● Exercise brief
Copy every line with the string "matplotlib" in it.

● Items
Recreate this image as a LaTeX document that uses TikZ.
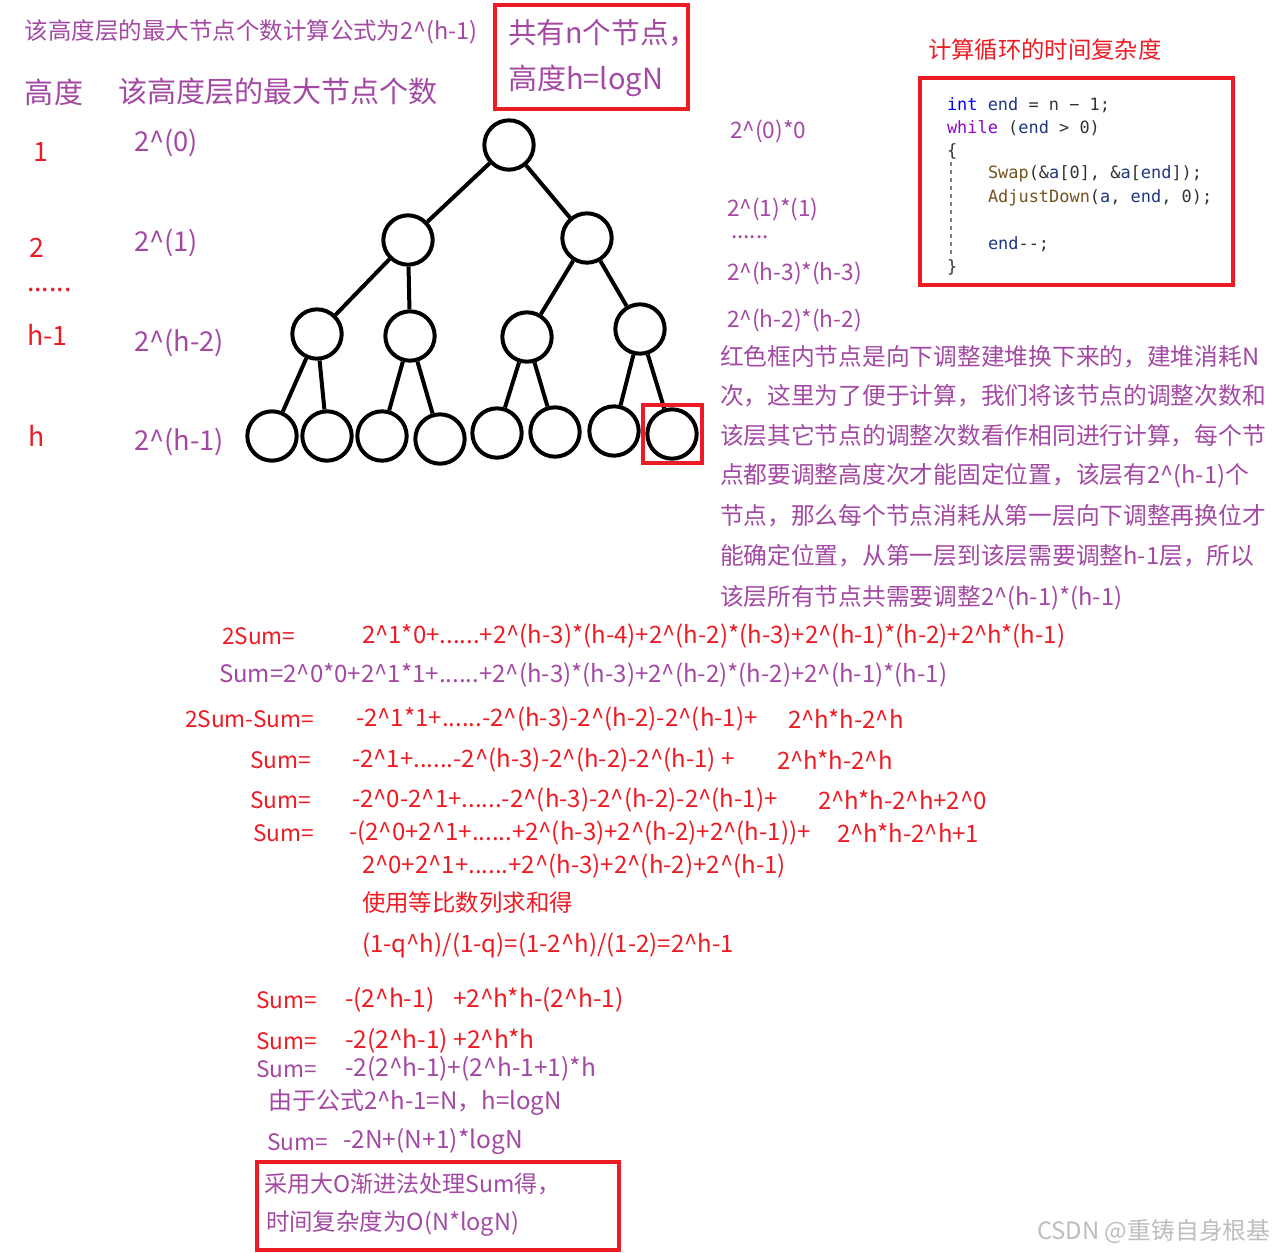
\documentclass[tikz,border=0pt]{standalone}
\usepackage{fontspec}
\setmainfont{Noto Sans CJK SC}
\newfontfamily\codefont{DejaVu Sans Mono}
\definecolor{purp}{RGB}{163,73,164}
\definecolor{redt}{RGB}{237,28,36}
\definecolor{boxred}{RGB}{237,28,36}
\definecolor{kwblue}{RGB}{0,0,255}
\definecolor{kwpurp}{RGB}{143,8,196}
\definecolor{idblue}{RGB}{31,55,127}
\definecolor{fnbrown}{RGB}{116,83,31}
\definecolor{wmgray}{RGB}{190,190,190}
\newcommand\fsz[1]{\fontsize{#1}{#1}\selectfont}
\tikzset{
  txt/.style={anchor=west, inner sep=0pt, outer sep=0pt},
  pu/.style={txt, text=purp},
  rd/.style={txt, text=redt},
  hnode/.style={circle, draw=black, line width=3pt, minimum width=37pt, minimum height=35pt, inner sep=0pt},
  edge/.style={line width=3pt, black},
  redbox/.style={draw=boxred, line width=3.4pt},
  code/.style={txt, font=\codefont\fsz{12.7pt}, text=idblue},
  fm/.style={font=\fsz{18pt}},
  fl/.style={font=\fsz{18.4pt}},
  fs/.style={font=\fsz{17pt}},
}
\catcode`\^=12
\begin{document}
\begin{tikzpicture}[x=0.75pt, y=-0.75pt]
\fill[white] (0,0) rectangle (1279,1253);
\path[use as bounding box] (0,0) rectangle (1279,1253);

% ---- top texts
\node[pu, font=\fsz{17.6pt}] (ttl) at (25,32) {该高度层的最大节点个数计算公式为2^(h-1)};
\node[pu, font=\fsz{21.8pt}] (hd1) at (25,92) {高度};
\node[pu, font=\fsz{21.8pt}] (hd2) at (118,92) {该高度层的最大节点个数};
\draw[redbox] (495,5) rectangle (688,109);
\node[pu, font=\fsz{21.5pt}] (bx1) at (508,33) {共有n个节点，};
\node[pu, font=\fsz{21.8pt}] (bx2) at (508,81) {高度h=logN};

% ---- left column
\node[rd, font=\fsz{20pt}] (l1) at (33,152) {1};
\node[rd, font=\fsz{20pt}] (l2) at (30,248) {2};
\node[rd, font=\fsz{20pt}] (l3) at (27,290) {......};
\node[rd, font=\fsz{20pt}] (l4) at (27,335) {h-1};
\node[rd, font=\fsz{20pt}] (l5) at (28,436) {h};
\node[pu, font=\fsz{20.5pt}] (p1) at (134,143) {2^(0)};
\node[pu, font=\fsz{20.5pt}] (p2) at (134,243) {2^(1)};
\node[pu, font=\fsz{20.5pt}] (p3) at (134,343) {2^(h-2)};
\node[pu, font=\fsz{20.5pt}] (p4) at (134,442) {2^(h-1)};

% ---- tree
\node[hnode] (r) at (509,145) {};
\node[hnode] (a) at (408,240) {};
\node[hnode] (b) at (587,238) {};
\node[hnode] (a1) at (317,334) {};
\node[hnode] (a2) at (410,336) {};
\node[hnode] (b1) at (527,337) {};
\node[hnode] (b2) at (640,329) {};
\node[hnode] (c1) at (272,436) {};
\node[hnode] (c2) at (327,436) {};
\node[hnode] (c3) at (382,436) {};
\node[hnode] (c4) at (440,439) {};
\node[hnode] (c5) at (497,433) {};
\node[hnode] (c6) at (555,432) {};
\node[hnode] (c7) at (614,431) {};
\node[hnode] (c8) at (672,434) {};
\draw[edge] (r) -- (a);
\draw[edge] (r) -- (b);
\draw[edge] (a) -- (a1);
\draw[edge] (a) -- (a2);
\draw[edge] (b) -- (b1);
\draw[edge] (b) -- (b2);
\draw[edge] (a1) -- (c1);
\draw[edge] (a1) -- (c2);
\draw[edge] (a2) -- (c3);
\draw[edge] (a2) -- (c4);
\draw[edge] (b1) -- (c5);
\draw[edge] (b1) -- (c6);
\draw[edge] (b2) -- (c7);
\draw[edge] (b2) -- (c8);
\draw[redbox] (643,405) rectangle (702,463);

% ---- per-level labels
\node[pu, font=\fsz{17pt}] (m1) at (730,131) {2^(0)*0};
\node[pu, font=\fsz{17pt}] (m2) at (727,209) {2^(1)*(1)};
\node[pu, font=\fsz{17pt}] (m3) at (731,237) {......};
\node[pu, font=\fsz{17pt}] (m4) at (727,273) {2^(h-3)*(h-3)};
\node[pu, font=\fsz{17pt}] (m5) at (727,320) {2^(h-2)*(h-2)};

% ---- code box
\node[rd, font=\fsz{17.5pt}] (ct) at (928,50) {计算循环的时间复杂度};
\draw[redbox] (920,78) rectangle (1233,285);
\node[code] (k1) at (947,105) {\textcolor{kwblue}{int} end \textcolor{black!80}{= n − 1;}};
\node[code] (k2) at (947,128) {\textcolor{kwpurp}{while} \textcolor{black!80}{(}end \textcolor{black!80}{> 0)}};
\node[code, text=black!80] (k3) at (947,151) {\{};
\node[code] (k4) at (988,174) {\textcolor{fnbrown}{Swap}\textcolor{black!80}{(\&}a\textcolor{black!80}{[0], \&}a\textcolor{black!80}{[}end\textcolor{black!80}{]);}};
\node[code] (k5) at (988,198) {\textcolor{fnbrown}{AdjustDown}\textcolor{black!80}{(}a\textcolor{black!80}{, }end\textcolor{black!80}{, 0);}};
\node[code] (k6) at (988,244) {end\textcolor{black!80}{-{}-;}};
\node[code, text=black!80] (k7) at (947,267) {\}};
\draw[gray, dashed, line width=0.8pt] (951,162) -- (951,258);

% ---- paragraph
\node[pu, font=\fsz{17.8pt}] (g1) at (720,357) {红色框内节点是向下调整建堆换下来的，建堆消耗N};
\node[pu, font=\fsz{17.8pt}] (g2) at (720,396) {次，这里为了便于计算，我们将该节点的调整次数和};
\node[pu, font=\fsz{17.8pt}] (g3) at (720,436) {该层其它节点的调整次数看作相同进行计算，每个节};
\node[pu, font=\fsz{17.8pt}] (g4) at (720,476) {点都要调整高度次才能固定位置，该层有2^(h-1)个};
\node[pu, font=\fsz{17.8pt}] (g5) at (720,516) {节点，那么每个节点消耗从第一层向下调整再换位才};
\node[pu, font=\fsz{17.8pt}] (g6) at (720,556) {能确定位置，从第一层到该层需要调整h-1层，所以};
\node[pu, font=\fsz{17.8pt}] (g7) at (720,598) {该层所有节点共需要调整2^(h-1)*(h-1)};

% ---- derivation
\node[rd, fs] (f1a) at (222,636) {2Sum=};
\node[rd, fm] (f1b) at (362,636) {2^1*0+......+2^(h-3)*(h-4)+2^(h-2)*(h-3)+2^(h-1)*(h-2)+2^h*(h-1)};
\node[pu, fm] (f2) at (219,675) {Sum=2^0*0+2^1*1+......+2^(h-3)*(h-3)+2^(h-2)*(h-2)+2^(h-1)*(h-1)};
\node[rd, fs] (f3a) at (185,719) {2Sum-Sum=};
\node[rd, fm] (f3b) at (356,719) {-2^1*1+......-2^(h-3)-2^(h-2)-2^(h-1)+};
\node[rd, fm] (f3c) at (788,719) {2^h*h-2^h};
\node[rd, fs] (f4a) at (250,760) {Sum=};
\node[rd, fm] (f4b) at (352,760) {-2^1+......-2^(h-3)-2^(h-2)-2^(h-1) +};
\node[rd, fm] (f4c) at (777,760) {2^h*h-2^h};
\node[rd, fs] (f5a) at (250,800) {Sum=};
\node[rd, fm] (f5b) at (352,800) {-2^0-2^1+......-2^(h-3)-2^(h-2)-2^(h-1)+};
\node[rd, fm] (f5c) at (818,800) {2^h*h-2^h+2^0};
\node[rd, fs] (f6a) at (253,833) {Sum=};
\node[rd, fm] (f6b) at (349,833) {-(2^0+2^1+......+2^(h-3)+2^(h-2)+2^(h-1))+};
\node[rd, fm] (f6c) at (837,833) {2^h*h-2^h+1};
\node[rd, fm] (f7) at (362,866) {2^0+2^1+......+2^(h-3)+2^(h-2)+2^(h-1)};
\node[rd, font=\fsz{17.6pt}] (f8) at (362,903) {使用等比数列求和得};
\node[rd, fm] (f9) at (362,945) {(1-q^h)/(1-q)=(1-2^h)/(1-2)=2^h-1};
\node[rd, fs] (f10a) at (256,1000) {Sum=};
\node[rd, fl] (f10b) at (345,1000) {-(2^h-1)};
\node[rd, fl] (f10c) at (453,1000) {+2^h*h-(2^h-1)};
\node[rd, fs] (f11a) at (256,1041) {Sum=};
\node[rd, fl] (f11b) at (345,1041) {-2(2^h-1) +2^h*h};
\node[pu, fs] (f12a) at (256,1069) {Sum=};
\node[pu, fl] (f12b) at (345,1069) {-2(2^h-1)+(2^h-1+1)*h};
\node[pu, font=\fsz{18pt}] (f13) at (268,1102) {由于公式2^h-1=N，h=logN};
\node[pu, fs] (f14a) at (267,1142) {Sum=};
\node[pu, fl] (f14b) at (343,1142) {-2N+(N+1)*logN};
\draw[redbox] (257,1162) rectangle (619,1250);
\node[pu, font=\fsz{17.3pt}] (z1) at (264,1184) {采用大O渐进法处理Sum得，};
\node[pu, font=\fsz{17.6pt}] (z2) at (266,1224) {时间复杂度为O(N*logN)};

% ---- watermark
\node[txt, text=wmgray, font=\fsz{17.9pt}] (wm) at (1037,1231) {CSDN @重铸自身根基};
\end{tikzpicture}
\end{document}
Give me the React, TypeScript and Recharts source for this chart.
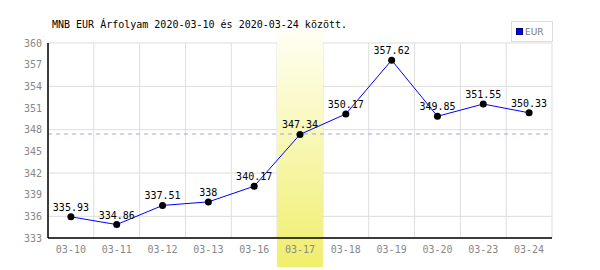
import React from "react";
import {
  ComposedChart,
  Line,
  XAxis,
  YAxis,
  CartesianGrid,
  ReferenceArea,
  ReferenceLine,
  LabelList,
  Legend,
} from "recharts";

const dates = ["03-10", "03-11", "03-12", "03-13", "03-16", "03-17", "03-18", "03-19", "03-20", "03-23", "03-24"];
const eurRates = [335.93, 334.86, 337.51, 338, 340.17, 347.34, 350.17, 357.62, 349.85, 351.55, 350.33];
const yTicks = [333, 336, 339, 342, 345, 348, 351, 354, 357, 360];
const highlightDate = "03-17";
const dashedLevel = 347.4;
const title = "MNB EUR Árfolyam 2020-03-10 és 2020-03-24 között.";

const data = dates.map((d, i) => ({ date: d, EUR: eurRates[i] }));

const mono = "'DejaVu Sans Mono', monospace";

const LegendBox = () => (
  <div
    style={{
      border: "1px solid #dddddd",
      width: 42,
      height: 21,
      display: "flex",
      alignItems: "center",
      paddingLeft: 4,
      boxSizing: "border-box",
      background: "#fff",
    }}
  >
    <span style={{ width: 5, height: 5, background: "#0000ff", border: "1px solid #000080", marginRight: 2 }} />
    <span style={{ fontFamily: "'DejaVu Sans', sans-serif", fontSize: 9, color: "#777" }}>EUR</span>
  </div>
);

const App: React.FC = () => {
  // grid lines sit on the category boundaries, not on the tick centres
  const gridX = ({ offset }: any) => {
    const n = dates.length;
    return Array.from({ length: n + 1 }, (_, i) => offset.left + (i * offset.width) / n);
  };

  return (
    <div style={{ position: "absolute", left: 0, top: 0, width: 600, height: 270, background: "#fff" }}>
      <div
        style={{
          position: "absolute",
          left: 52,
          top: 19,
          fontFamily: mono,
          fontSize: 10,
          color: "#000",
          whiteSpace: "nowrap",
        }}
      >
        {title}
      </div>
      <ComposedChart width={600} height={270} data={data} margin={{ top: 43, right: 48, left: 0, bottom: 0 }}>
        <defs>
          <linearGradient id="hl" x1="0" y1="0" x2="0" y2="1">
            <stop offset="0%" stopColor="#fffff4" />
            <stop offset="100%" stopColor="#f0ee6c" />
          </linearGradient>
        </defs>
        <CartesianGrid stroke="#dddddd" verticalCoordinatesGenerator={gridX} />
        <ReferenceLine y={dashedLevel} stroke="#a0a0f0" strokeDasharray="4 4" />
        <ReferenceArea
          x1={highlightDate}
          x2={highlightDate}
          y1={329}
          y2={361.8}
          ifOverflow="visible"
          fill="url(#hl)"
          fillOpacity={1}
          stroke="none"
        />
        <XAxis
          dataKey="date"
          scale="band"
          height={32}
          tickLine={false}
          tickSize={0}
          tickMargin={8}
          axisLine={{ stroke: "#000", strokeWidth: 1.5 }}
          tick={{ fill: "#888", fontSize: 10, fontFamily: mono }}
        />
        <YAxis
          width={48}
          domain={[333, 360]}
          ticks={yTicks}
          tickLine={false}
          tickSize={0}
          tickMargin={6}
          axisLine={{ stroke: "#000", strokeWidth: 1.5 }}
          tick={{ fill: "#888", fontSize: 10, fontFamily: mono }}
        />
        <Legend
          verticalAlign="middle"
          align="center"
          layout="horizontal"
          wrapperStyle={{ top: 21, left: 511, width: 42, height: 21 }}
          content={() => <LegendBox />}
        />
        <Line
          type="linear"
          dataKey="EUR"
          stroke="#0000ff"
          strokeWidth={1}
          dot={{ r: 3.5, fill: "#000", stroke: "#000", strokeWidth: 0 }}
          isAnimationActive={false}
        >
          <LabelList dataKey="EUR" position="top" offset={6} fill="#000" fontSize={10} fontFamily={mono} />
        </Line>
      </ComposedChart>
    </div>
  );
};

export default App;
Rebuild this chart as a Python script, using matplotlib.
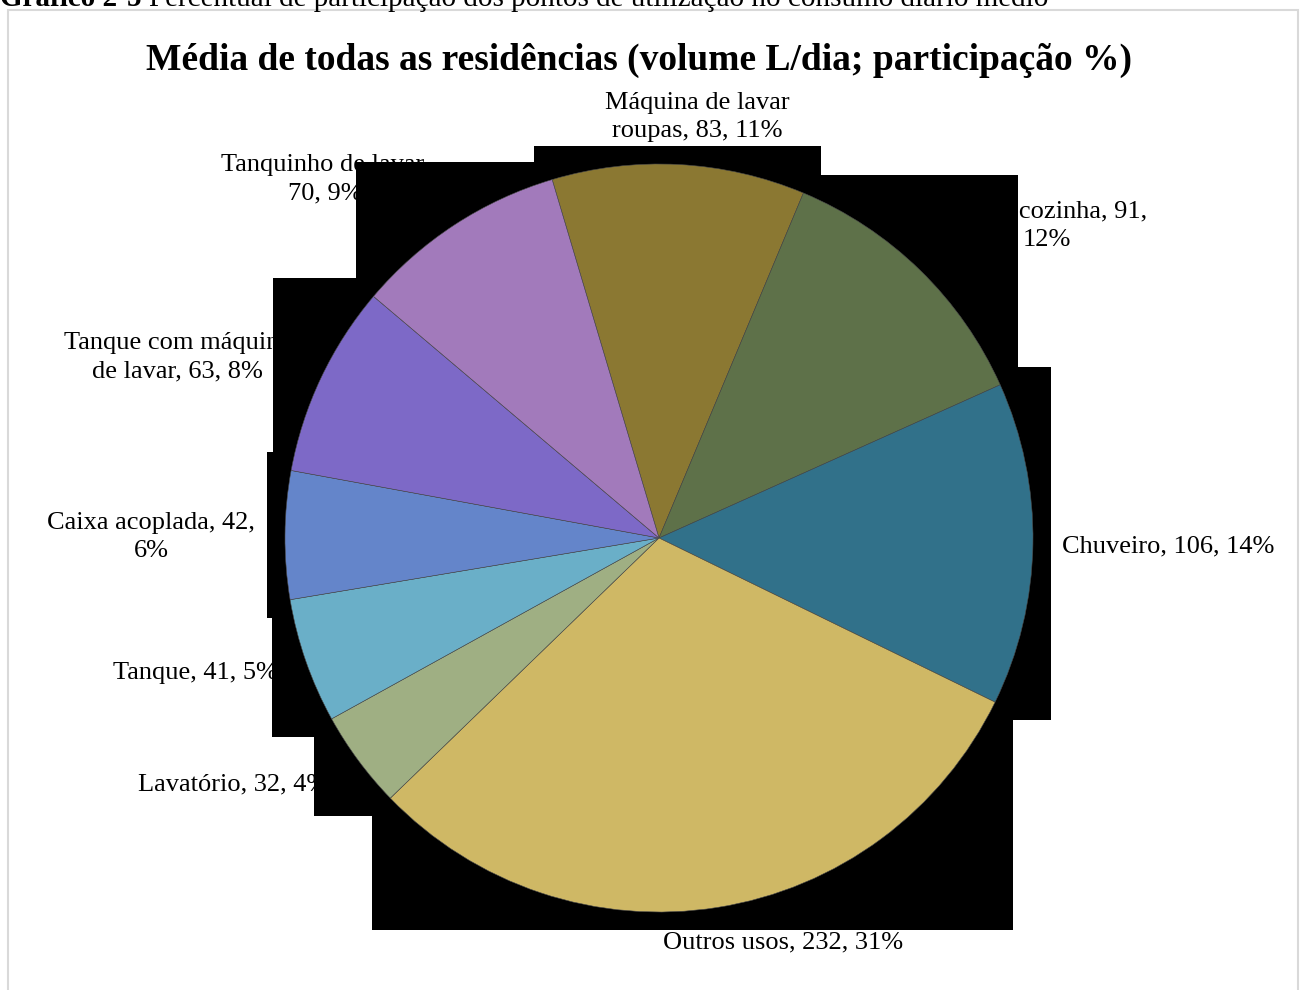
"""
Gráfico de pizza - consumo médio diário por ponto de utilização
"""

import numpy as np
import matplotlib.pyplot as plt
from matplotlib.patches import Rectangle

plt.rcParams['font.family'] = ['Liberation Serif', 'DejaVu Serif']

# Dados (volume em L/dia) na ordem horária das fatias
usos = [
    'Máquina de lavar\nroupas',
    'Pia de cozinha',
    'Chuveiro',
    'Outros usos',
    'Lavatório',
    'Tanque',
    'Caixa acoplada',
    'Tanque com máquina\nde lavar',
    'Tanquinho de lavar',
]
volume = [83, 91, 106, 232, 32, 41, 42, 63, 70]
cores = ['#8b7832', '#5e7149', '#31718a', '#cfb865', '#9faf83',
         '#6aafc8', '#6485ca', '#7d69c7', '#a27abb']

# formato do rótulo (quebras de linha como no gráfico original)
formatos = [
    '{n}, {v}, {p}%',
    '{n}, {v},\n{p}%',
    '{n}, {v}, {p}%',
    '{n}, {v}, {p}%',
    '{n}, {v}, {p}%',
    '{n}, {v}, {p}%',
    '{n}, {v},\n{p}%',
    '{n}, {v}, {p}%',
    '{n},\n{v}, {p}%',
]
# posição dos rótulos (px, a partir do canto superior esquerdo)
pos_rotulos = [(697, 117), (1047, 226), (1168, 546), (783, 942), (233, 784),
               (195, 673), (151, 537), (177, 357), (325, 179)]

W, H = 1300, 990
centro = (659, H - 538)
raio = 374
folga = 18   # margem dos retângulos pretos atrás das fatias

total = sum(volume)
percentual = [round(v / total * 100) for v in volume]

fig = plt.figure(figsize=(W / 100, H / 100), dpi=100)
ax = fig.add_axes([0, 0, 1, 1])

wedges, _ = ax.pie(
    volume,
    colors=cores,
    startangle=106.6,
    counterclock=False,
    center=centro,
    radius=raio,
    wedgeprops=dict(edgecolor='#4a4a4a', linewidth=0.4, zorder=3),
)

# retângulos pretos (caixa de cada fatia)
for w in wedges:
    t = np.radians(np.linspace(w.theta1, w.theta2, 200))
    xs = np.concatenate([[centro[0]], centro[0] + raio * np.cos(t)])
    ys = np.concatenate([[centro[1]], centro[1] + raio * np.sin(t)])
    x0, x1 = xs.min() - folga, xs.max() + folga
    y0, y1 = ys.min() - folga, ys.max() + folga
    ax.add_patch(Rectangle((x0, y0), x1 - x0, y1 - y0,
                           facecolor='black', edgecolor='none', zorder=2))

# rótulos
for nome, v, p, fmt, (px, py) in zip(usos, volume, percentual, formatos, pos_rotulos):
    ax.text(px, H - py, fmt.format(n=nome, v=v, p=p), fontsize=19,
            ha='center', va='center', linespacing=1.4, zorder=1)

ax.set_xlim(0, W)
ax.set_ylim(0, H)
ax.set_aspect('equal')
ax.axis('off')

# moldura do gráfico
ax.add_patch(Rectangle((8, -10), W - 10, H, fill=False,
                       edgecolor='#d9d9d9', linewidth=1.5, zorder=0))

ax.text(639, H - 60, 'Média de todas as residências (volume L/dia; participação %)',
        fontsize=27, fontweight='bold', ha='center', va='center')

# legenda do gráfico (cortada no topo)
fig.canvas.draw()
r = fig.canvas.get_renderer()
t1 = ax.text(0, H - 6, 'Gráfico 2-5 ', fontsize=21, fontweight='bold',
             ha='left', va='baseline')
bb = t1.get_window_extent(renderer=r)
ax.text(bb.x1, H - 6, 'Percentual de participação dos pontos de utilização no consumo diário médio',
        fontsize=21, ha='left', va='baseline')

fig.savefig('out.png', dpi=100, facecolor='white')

● Exercise answer
Rebuild this chart as a Python script, using matplotlib.
import matplotlib.pyplot as plt
from matplotlib.patches import Rectangle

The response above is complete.